▶ [WHAT THIS TASK INVOLVES]
Will you repeat only the lines from the one with "Emit a LaTeX" through the one with "(282,283) rectangle (413,691);", both included, leaving every picture out?

▶ [TASK INPUTS]
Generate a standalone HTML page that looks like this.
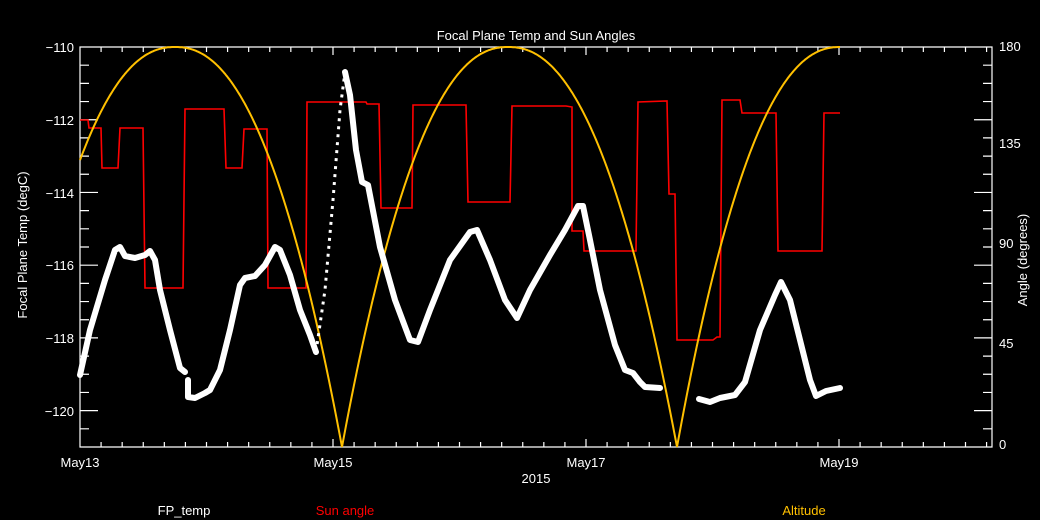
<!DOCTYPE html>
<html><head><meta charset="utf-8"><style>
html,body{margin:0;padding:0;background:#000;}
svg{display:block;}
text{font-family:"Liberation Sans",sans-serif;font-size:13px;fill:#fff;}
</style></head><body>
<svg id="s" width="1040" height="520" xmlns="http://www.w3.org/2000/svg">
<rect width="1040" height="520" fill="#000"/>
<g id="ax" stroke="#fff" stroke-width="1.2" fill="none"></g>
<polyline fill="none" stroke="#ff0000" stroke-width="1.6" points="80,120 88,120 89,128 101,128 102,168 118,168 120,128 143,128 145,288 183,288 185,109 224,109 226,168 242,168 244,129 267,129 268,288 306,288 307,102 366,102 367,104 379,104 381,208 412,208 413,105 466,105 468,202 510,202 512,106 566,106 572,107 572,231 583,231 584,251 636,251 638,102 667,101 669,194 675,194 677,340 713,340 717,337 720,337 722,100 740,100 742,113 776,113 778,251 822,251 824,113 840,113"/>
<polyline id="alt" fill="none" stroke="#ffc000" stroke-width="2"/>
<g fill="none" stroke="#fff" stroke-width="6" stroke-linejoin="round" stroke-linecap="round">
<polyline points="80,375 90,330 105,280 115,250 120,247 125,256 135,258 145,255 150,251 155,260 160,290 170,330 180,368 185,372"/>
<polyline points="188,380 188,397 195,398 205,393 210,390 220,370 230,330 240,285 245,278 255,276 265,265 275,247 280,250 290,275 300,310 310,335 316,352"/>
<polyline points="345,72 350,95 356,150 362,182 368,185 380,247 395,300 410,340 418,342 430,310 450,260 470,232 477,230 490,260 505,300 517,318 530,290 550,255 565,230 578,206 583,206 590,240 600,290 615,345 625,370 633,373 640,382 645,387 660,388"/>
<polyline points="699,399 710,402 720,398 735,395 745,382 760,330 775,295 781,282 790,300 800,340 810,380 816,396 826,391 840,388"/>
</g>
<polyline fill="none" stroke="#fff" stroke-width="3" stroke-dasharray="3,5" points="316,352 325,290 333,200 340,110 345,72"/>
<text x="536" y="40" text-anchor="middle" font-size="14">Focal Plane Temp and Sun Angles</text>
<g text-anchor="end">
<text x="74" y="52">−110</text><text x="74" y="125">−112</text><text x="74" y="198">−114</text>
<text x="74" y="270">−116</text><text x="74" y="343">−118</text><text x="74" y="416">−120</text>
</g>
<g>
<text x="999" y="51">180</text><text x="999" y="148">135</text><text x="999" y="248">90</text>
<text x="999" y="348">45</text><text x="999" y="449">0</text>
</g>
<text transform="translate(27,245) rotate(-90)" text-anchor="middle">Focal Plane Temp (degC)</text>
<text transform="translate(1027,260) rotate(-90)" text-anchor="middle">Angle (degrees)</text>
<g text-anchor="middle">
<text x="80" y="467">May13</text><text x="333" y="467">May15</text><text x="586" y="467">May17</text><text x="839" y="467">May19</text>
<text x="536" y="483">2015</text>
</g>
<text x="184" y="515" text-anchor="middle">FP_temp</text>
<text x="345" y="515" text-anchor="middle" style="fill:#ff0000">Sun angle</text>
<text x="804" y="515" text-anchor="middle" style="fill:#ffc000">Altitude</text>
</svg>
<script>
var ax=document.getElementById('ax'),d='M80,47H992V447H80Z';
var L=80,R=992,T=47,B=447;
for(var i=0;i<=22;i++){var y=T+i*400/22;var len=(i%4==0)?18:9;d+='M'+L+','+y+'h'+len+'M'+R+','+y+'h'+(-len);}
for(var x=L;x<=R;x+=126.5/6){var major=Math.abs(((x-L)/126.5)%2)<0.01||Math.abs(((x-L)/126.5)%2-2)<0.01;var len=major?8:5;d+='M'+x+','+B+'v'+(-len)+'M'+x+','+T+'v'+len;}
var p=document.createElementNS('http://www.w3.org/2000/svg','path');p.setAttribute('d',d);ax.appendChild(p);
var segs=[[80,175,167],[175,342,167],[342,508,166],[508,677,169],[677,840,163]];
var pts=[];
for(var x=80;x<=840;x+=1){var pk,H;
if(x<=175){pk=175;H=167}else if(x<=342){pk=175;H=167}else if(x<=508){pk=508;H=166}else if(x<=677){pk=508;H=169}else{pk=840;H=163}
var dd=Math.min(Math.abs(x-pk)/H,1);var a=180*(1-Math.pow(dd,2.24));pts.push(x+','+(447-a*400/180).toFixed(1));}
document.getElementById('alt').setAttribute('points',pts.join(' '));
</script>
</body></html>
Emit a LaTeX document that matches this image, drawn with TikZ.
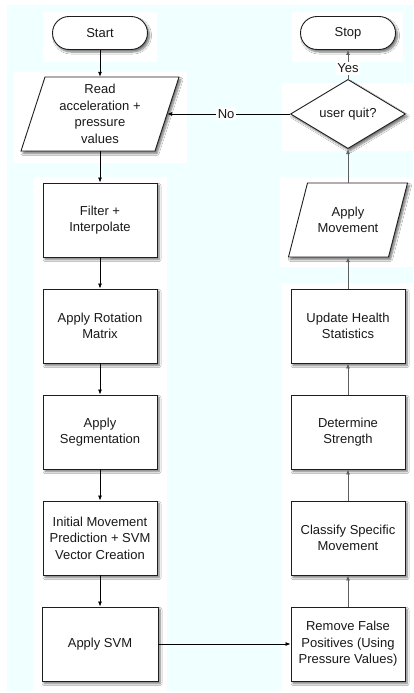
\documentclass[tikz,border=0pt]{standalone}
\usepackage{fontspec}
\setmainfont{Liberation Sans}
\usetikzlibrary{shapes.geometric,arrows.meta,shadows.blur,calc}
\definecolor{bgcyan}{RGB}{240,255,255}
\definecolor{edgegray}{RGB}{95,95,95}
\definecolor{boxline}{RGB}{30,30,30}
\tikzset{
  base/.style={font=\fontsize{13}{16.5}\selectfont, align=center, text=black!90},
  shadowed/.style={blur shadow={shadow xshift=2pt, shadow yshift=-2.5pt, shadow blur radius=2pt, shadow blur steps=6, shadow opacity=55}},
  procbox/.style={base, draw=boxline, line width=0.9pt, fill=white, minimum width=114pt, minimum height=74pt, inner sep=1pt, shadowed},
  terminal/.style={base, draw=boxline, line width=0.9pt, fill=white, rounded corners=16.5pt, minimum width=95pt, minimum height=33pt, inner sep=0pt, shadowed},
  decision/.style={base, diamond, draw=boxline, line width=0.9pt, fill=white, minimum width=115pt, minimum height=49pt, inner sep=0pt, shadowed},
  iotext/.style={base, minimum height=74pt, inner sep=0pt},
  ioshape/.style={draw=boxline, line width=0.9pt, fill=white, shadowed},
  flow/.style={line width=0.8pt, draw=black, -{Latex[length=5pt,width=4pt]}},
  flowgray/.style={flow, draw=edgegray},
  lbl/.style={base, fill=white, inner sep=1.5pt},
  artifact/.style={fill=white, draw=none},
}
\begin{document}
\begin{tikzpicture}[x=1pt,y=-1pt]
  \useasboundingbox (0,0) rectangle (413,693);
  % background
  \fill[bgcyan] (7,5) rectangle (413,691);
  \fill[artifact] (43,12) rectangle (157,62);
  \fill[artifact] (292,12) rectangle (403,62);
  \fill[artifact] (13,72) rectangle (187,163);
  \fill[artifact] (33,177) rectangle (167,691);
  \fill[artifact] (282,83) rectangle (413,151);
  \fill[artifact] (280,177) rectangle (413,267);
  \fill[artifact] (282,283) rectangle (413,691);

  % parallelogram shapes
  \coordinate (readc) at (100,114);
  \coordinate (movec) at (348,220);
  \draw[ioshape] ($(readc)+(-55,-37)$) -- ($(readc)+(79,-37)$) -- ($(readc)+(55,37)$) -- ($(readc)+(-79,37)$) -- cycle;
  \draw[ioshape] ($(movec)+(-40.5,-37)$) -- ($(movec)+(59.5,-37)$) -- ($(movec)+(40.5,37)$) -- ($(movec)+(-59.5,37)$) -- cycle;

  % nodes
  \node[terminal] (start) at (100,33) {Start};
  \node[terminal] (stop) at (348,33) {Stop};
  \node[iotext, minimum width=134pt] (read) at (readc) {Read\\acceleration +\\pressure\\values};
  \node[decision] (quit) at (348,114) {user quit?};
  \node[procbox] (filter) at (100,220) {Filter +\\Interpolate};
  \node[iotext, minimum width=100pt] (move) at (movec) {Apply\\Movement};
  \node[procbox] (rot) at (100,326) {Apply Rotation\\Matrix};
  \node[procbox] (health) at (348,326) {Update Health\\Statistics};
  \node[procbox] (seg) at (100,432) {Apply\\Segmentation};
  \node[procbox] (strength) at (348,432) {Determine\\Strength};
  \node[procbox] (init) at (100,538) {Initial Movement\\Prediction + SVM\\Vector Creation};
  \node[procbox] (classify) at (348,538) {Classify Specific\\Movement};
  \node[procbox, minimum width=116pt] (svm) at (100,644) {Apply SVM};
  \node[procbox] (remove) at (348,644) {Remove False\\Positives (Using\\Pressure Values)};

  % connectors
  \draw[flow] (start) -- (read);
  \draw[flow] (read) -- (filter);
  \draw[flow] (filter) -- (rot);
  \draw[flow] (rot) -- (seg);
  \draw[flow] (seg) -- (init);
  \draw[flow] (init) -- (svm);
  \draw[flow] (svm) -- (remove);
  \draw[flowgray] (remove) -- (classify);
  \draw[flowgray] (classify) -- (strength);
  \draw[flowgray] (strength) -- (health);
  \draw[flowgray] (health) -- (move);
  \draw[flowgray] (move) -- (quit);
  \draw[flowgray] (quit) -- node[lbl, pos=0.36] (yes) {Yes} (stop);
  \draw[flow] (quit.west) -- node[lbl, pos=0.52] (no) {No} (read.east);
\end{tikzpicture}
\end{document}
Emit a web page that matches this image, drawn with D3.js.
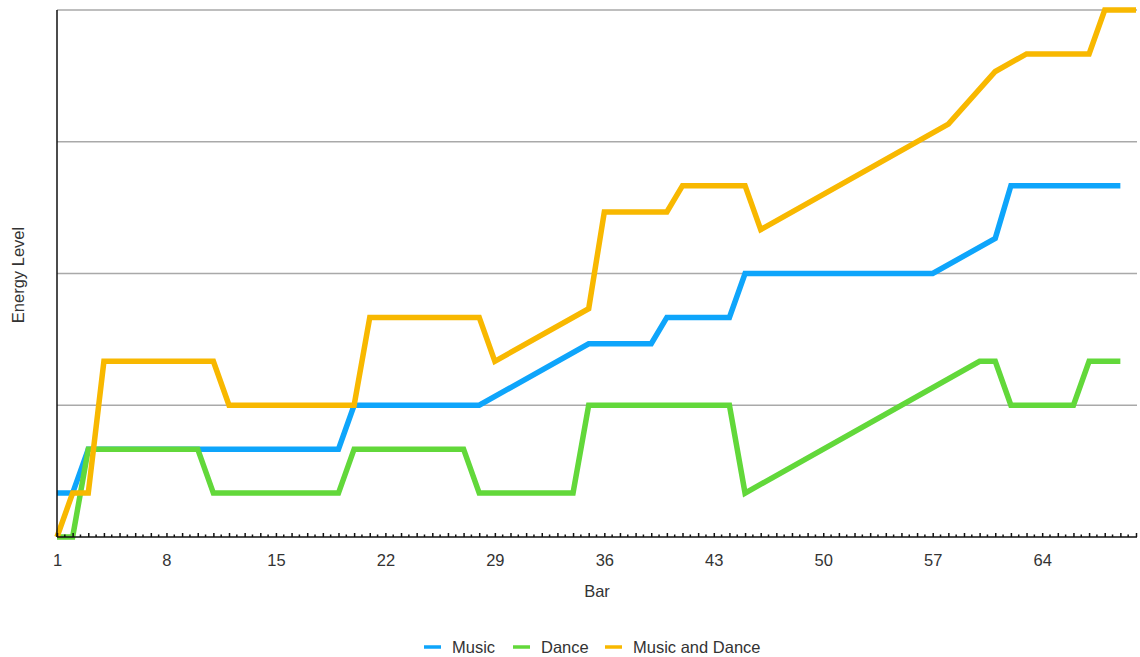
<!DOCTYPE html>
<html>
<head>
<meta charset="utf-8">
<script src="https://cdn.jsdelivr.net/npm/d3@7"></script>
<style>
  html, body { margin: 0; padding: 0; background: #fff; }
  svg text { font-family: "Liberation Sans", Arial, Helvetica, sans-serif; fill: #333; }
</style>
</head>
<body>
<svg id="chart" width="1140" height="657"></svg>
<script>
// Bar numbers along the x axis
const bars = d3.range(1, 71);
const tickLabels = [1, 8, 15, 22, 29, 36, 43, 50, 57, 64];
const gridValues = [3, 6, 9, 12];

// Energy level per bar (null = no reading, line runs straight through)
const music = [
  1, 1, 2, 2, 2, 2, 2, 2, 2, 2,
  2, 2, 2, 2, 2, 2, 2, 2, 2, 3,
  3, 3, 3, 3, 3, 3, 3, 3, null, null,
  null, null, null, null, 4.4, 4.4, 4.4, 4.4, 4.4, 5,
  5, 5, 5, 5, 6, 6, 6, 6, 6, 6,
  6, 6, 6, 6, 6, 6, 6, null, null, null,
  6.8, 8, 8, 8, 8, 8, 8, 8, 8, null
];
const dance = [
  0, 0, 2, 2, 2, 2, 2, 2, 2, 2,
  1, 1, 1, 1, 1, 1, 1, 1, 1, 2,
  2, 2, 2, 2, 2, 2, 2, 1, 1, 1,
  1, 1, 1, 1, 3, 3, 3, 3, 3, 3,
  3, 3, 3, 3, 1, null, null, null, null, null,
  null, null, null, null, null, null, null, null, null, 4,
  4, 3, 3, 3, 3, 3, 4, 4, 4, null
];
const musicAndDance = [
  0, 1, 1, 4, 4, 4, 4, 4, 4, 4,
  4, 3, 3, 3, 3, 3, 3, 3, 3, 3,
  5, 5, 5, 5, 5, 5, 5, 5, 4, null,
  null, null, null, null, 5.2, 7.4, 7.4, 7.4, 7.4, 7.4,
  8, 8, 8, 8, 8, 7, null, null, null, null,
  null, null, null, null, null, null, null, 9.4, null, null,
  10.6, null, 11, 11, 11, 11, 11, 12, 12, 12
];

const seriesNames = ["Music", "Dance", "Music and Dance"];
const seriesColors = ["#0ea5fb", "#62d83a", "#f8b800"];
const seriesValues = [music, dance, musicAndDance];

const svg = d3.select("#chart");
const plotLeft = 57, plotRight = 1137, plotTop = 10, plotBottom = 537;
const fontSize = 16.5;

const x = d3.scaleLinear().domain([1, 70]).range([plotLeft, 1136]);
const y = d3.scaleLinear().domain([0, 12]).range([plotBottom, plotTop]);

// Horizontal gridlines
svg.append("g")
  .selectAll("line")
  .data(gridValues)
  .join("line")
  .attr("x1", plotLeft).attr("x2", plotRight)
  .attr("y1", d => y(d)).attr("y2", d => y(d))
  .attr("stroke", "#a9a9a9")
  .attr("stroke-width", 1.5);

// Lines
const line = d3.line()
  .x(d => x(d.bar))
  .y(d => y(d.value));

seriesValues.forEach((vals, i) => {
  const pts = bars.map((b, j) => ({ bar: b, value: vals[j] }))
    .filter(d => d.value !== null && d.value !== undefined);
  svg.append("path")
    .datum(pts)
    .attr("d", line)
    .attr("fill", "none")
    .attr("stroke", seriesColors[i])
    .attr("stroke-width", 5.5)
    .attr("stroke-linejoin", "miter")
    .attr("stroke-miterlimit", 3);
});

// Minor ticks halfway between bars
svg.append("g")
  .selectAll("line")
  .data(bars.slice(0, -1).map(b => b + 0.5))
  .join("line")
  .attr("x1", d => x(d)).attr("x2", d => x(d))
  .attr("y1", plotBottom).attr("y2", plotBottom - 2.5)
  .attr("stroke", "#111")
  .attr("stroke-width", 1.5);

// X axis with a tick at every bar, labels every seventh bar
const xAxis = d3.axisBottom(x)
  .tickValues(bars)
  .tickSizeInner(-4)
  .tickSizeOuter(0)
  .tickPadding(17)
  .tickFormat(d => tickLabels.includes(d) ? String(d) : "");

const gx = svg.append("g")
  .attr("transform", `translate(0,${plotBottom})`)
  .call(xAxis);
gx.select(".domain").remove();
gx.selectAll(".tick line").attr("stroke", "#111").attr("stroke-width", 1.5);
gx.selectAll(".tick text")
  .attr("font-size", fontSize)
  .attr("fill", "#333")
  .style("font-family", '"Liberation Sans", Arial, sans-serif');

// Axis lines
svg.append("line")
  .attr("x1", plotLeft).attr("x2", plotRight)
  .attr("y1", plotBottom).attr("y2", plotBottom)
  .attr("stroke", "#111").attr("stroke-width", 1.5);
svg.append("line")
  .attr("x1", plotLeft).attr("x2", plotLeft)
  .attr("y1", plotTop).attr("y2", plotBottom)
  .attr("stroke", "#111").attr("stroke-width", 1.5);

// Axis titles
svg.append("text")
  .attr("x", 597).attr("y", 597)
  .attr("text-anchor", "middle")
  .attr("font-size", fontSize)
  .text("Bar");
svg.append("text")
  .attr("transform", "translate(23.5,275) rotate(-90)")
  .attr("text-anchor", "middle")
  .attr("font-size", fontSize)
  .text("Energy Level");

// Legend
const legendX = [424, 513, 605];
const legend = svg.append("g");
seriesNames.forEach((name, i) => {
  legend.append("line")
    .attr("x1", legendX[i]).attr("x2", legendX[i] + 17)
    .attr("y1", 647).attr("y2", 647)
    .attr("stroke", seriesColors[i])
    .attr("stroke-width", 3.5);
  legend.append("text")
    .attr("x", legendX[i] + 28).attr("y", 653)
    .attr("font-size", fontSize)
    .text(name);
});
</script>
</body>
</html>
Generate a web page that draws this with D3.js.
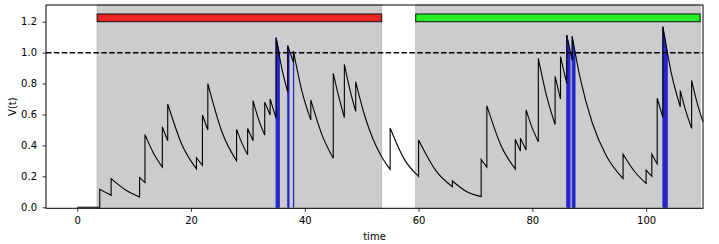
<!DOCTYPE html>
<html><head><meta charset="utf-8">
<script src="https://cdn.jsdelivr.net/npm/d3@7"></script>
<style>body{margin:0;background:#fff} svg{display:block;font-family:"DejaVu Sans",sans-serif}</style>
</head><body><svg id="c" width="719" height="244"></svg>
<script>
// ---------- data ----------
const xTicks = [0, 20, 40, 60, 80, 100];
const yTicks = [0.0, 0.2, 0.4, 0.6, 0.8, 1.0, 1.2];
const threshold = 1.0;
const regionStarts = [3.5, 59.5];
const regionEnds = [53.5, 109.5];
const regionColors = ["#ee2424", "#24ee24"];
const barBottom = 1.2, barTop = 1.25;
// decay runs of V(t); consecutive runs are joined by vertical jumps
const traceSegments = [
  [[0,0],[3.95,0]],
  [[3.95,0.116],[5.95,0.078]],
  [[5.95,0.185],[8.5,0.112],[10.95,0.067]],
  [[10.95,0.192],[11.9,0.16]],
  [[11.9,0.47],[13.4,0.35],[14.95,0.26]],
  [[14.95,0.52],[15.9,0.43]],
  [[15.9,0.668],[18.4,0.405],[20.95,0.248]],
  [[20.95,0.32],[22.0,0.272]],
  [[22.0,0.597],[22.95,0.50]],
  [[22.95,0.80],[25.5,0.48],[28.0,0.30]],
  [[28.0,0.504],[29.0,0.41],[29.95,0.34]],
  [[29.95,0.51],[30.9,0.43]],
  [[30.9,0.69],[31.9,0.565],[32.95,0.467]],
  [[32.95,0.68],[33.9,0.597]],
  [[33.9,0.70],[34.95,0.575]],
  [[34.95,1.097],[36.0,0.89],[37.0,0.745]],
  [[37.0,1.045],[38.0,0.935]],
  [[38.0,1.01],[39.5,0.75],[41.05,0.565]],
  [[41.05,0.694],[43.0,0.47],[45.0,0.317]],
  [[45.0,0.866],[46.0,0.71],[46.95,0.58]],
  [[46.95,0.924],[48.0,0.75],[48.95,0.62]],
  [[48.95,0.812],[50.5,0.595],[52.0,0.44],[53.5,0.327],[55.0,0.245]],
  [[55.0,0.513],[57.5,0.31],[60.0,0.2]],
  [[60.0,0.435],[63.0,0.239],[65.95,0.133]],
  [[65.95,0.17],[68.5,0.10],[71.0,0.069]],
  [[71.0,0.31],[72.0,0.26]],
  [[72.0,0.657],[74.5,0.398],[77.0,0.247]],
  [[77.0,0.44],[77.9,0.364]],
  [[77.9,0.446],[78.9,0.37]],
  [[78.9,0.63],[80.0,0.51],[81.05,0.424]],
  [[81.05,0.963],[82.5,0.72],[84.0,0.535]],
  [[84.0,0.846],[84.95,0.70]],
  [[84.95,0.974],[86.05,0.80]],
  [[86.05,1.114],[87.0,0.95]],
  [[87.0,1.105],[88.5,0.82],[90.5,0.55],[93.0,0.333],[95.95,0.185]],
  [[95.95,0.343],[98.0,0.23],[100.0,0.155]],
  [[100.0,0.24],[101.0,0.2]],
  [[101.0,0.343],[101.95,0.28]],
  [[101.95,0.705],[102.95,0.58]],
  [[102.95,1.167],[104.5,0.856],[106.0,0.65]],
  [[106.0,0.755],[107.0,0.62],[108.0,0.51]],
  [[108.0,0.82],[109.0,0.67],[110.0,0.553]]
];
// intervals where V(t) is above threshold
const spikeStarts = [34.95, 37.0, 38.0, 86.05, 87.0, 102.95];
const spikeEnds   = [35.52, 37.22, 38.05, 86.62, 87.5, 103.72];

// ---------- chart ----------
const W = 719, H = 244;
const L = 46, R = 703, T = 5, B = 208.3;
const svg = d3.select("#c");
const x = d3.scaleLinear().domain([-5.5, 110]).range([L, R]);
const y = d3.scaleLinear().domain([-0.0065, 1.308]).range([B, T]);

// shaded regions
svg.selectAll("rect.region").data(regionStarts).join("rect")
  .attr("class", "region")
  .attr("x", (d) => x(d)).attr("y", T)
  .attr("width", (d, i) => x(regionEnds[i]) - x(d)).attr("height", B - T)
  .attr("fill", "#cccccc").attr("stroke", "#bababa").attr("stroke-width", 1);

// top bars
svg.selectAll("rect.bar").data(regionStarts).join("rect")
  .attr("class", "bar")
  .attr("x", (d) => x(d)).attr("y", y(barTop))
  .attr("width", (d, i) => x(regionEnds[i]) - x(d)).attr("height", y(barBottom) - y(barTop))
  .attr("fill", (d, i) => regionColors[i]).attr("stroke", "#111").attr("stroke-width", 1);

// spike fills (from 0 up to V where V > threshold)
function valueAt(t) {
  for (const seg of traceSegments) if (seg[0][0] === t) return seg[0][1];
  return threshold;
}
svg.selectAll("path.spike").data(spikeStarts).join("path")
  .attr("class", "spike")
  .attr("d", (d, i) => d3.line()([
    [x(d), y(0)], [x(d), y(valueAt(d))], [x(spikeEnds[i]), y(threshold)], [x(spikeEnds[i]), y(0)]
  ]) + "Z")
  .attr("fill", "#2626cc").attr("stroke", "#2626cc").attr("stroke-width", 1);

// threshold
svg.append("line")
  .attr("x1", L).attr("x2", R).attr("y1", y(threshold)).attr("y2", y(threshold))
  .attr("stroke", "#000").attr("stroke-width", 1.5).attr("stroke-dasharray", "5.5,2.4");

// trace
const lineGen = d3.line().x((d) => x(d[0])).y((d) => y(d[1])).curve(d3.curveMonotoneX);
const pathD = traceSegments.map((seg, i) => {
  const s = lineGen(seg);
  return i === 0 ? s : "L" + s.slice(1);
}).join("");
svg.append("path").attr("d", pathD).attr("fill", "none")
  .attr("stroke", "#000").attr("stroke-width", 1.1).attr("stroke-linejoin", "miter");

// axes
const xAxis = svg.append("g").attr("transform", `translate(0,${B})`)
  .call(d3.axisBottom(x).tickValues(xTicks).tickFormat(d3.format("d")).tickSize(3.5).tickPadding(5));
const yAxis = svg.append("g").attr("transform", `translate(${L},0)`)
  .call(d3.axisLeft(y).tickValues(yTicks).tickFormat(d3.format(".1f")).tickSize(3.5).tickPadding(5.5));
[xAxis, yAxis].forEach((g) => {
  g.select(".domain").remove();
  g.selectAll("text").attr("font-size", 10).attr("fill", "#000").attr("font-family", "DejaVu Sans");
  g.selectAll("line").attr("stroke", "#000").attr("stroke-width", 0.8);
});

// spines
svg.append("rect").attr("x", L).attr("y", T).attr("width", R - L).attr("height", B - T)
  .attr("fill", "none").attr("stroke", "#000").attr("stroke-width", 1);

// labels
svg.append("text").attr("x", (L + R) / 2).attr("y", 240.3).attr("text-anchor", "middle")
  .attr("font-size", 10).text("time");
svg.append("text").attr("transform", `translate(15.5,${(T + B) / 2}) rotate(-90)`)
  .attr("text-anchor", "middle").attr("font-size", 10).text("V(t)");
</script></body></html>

▶ [THE RESULT]
Emit a LaTeX document that matches this image, drawn with TikZ.
\documentclass[tikz,border=0pt]{standalone}
\usepackage{fontspec}
\setmainfont{Liberation Sans}
\usetikzlibrary{shapes.geometric,arrows.meta,shadows.blur,calc}
\definecolor{bgcyan}{RGB}{240,255,255}
\definecolor{edgegray}{RGB}{95,95,95}
\definecolor{boxline}{RGB}{30,30,30}
\tikzset{
  base/.style={font=\fontsize{13}{16.5}\selectfont, align=center, text=black!90},
  shadowed/.style={blur shadow={shadow xshift=2pt, shadow yshift=-2.5pt, shadow blur radius=2pt, shadow blur steps=6, shadow opacity=55}},
  procbox/.style={base, draw=boxline, line width=0.9pt, fill=white, minimum width=114pt, minimum height=74pt, inner sep=1pt, shadowed},
  terminal/.style={base, draw=boxline, line width=0.9pt, fill=white, rounded corners=16.5pt, minimum width=95pt, minimum height=33pt, inner sep=0pt, shadowed},
  decision/.style={base, diamond, draw=boxline, line width=0.9pt, fill=white, minimum width=115pt, minimum height=49pt, inner sep=0pt, shadowed},
  iotext/.style={base, minimum height=74pt, inner sep=0pt},
  ioshape/.style={draw=boxline, line width=0.9pt, fill=white, shadowed},
  flow/.style={line width=0.8pt, draw=black, -{Latex[length=5pt,width=4pt]}},
  flowgray/.style={flow, draw=edgegray},
  lbl/.style={base, fill=white, inner sep=1.5pt},
  artifact/.style={fill=white, draw=none},
}
\begin{document}
\begin{tikzpicture}[x=1pt,y=-1pt]
  \useasboundingbox (0,0) rectangle (413,693);
  % background
  \fill[bgcyan] (7,5) rectangle (413,691);
  \fill[artifact] (43,12) rectangle (157,62);
  \fill[artifact] (292,12) rectangle (403,62);
  \fill[artifact] (13,72) rectangle (187,163);
  \fill[artifact] (33,177) rectangle (167,691);
  \fill[artifact] (282,83) rectangle (413,151);
  \fill[artifact] (280,177) rectangle (413,267);
  \fill[artifact] (282,283) rectangle (413,691);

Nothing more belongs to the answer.